Tudo isto a propósito de um texto que hoje li, e que acabou de fazer 40 anos. 1972 era um outro mundo, em plena guerra fria entre os EUA e a já desaparecida União das Repúblicas Socialistas Soviéticas; antes do choque petrolífero de 73, do 25 de abril de 74 ou do acidente nuclear de Three Mile Island; a gasolina tinha chumbo e o homem abandonava, nesse mesmo ano, os voos espaciais em direção à Lua; o computador pessoal, a internet e os dispositivos de comunicação pessoal eram ainda sonhos.
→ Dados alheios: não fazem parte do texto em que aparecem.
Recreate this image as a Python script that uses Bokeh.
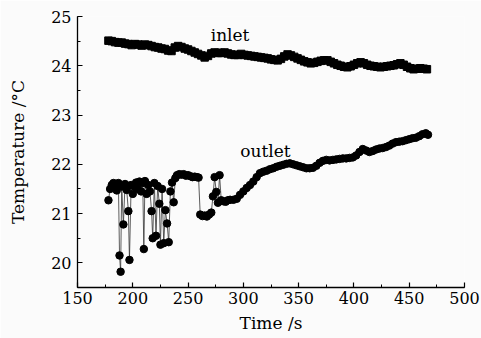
from bokeh.plotting import figure
from bokeh.models import SingleIntervalTicker, Range1d
from bokeh.embed import file_html
from bokeh.resources import INLINE
from bokeh.core.properties import value

inlet_t = [178, 181, 184, 187, 190, 193, 196, 199, 202, 205, 208, 211, 214, 217, 220, 223, 226, 229, 232, 235,
           238, 241, 244, 247, 250, 253, 256, 259, 262, 265, 268, 271, 274, 277, 280, 283, 286, 289, 292, 295,
           298, 301, 304, 307, 310, 313, 316, 319, 322, 325, 328, 331, 334, 337, 340, 343, 346, 349, 352, 355,
           358, 361, 364, 367, 370, 373, 376, 379, 382, 385, 388, 391, 394, 397, 400, 403, 406, 409, 412, 415,
           418, 421, 424, 427, 430, 433, 436, 439, 442, 445, 448, 451, 454, 457, 460, 463, 466]
inlet_T = [24.51, 24.50, 24.48, 24.47, 24.47, 24.45, 24.44, 24.42, 24.44, 24.43, 24.41, 24.43, 24.42, 24.40, 24.38,
           24.37, 24.35, 24.34, 24.31, 24.30, 24.37, 24.40, 24.38, 24.35, 24.33, 24.30, 24.27, 24.24, 24.21, 24.17,
           24.20, 24.25, 24.27, 24.26, 24.26, 24.27, 24.25, 24.23, 24.22, 24.22, 24.24, 24.22, 24.21, 24.20, 24.19,
           24.18, 24.17, 24.16, 24.15, 24.13, 24.12, 24.11, 24.14, 24.19, 24.23, 24.21, 24.18, 24.15, 24.12, 24.09,
           24.07, 24.05, 24.06, 24.08, 24.10, 24.11, 24.11, 24.08, 24.05, 24.02, 24.00, 23.98, 23.97, 23.99, 24.02,
           24.05, 24.07, 24.05, 24.02, 24.00, 23.99, 23.98, 23.97, 23.98, 23.99, 24.00, 24.01, 24.03, 24.05, 24.02,
           23.98, 23.95, 23.93, 23.94, 23.95, 23.94, 23.93]

outlet_t = [178, 179.5, 181, 182.5, 184, 185.5, 187, 188, 189, 190, 191.5, 193, 194.5, 196, 197, 198.5, 200,
            201.5, 203, 204.5, 206, 207.5, 209, 210, 211, 212.5, 214, 215.5, 217, 218, 219.5, 221, 222.5, 224,
            225, 226.5, 228, 229.5, 231, 232.5, 234, 235.5, 237, 238.5, 240, 242, 244, 246, 248, 250, 252, 254,
            256, 258, 259.5, 261, 263, 265, 267, 269, 271, 272.5, 274, 275.5, 277, 278.5, 280, 282, 284, 286,
            288, 291, 294, 297, 300, 303, 306, 309, 312, 315, 318, 321, 324, 327, 330, 333, 336, 339, 342, 345,
            348, 351, 354, 357, 360, 363, 366, 369, 372, 375, 378, 381, 384, 387, 390, 393, 396, 399, 402, 405,
            408, 411, 414, 417, 420, 423, 426, 429, 432, 435, 438, 441, 444, 447, 450, 453, 456, 459, 462, 465, 467]
outlet_T = [21.27, 21.50, 21.58, 21.62, 21.60, 21.47, 21.62, 20.15, 19.82, 21.55, 20.78, 21.60, 21.48, 21.05,
            20.06, 21.58, 21.40, 21.55, 21.63, 21.50, 21.65, 21.45, 21.62, 20.28, 21.66, 21.40, 21.58, 21.45,
            21.05, 20.50, 21.62, 20.55, 21.56, 21.20, 20.37, 21.50, 20.40, 21.07, 20.80, 20.42, 21.45, 21.63,
            21.23, 21.72, 21.78, 21.80, 21.79, 21.80, 21.77, 21.78, 21.76, 21.74, 21.75, 21.74, 21.73, 20.98,
            20.95, 20.96, 20.94, 20.98, 21.02, 21.35, 21.74, 21.44, 21.22, 21.78, 21.27, 21.25, 21.24, 21.27,
            21.28, 21.28, 21.30, 21.38, 21.45, 21.52, 21.58, 21.65, 21.74, 21.82, 21.85, 21.87, 21.90, 21.92,
            21.95, 21.97, 21.99, 22.01, 22.02, 22.00, 21.98, 21.96, 21.94, 21.92, 21.92, 21.93, 21.97, 22.03,
            22.07, 22.09, 22.08, 22.09, 22.10, 22.11, 22.12, 22.12, 22.13, 22.14, 22.18, 22.25, 22.31, 22.28,
            22.25, 22.27, 22.30, 22.32, 22.33, 22.35, 22.38, 22.42, 22.45, 22.46, 22.47, 22.49, 22.51, 22.53,
            22.54, 22.57, 22.61, 22.63, 22.60]

labels = ["inlet", "outlet"]
label_x = [288, 320]
label_y = [24.62, 22.27]

FONT = "DejaVu Serif"
BG = "#fbfbfb"

p = figure(width=481, height=338, output_backend="svg", toolbar_location=None,
           x_range=Range1d(150, 500), y_range=Range1d(19.5, 25.0),
           min_border_left=77, min_border_right=17, min_border_top=16, min_border_bottom=51,
           background_fill_color=BG, border_fill_color=BG)
p.outline_line_color = None
p.xgrid.visible = False
p.ygrid.visible = False

p.xaxis.ticker = SingleIntervalTicker(interval=50, num_minor_ticks=2)
p.yaxis.ticker = SingleIntervalTicker(interval=1, num_minor_ticks=2)
for ax in (p.xaxis[0], p.yaxis[0]):
    ax.major_tick_in = 5
    ax.major_tick_out = 0
    ax.minor_tick_in = 3
    ax.minor_tick_out = 0
    ax.axis_line_width = 1.3
    ax.major_tick_line_width = 1.2
    ax.minor_tick_line_width = 1.0
    ax.major_label_text_font = FONT
    ax.major_label_text_font_size = "16px"
    ax.major_label_text_color = "black"
    ax.axis_label_text_font = FONT
    ax.axis_label_text_font_size = "17px"
    ax.axis_label_text_font_style = "normal"
    ax.axis_label_text_color = "black"
p.xaxis.axis_label = "Time /s"
p.yaxis.axis_label = "Temperature /°C"
p.xaxis.major_label_standoff = 4
p.yaxis.major_label_standoff = 6
p.xaxis.axis_label_standoff = 6
p.yaxis.axis_label_standoff = 20

p.line(outlet_t, outlet_T, line_color="#333333", line_width=0.8)
p.scatter(outlet_t, outlet_T, marker="circle", size=7.5, fill_color="black", line_color="black")

p.line(inlet_t, inlet_T, line_color="black", line_width=1)
p.scatter(inlet_t, inlet_T, marker="square", size=7.5, fill_color="black", line_color="black")

p.text(x=label_x, y=label_y, text=labels, text_font=value(FONT), text_font_size="17px",
       text_align="center", text_baseline="middle", text_color="black")

open("out.html", "w").write(file_html(p, INLINE))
Foi nesse outro mundo que James Reid se dirigiu à Universidade de Glasgow, começando com estas palavras: "Alienation is the precise and correct word for describing the major social problem in Britain today. People feel alienated by society. In some intellectual circles it is treated almost as a new phenomenon. It has, however, been with us for years. What I believe to be true is that today it is more widespread, more pervasive than ever before. Let me right at the outset define what I mean by alienation. It is the cry of men who feel themselves the victims of blind economic forces beyond their control. It is the frustration of ordinary people excluded from the process of decision making. The feeling of despair and hopelessness that pervades people who feel with justification that they have no real say in shaping or determining their own destinies."

E continua, com muito mais para dizer, sobre a organização da sociedade, a atenção aos outros, o papel do ensino, o emprego e o desemprego. Vale a pena ler (www.gla.ac.uk/media/media_167194_en.pdf) até porque, afinal, o Homem não mudou assim tanto desde 1972.